*WRITTEN EXERCISE*
Output only the lines from the start of the entries through the line holding "import React from". Each line must match the original exactly.

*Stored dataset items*
——————

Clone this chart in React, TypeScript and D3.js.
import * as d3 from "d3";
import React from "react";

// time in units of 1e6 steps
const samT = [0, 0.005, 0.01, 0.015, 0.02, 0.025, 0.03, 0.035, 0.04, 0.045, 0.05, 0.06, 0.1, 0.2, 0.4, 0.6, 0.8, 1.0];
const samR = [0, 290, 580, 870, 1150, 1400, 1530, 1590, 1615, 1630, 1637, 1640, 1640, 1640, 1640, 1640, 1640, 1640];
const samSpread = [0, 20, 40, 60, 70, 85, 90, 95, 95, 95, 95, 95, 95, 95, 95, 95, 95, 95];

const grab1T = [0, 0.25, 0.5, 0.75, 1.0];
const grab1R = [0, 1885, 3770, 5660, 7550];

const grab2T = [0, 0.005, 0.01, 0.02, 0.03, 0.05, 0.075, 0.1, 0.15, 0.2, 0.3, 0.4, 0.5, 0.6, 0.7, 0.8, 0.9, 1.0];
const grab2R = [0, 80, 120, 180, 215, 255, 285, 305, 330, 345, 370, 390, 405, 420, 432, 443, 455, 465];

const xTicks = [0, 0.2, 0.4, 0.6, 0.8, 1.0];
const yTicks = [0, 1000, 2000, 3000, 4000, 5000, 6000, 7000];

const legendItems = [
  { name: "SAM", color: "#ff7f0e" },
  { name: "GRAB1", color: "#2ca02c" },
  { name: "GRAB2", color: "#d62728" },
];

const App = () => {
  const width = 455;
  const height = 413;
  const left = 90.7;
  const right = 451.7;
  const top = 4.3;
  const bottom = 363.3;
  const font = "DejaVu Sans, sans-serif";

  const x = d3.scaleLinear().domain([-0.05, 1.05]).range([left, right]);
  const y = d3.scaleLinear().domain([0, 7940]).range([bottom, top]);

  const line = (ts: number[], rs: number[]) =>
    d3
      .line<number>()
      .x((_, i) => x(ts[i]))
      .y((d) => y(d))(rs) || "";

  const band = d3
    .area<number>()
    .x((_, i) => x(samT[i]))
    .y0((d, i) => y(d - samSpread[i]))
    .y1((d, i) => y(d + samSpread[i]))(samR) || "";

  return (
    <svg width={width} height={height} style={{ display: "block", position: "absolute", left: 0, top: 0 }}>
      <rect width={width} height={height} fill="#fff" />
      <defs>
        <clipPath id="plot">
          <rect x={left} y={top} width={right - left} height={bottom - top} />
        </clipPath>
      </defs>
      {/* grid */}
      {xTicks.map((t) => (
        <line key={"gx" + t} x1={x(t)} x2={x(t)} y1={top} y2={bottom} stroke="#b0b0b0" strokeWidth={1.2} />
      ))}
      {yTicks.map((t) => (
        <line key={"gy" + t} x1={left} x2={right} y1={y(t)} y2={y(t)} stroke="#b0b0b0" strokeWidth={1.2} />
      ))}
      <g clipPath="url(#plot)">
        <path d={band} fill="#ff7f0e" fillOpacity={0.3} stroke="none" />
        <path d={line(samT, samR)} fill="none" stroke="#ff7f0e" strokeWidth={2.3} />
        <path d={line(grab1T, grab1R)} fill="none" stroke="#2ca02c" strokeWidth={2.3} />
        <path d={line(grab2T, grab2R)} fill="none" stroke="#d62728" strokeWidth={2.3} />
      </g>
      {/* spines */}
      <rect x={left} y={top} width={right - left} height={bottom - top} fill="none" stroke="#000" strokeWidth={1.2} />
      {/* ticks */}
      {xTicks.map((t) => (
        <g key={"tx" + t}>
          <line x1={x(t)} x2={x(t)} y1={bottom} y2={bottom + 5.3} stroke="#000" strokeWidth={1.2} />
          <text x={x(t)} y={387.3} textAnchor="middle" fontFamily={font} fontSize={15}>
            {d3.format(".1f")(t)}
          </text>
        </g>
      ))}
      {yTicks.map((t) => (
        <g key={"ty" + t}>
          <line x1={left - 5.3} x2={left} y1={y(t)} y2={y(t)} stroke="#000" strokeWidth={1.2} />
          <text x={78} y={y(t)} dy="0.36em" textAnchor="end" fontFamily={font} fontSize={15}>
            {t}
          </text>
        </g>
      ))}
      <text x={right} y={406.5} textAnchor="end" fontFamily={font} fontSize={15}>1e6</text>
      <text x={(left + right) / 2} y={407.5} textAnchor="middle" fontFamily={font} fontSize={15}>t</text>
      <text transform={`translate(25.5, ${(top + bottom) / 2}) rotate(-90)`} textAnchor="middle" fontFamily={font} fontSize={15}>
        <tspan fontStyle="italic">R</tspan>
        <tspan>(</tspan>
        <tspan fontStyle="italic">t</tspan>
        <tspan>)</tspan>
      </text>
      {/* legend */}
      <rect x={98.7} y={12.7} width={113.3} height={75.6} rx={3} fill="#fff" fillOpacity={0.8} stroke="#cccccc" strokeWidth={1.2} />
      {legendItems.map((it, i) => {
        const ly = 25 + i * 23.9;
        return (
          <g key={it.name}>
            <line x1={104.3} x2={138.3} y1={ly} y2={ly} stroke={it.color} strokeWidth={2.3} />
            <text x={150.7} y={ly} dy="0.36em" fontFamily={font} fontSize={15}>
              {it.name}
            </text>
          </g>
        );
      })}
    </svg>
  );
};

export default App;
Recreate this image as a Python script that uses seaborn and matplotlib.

——————

*ANSWER TO THE TASK*
Clone this chart in React, TypeScript and D3.js.
import * as d3 from "d3";
import React from "react";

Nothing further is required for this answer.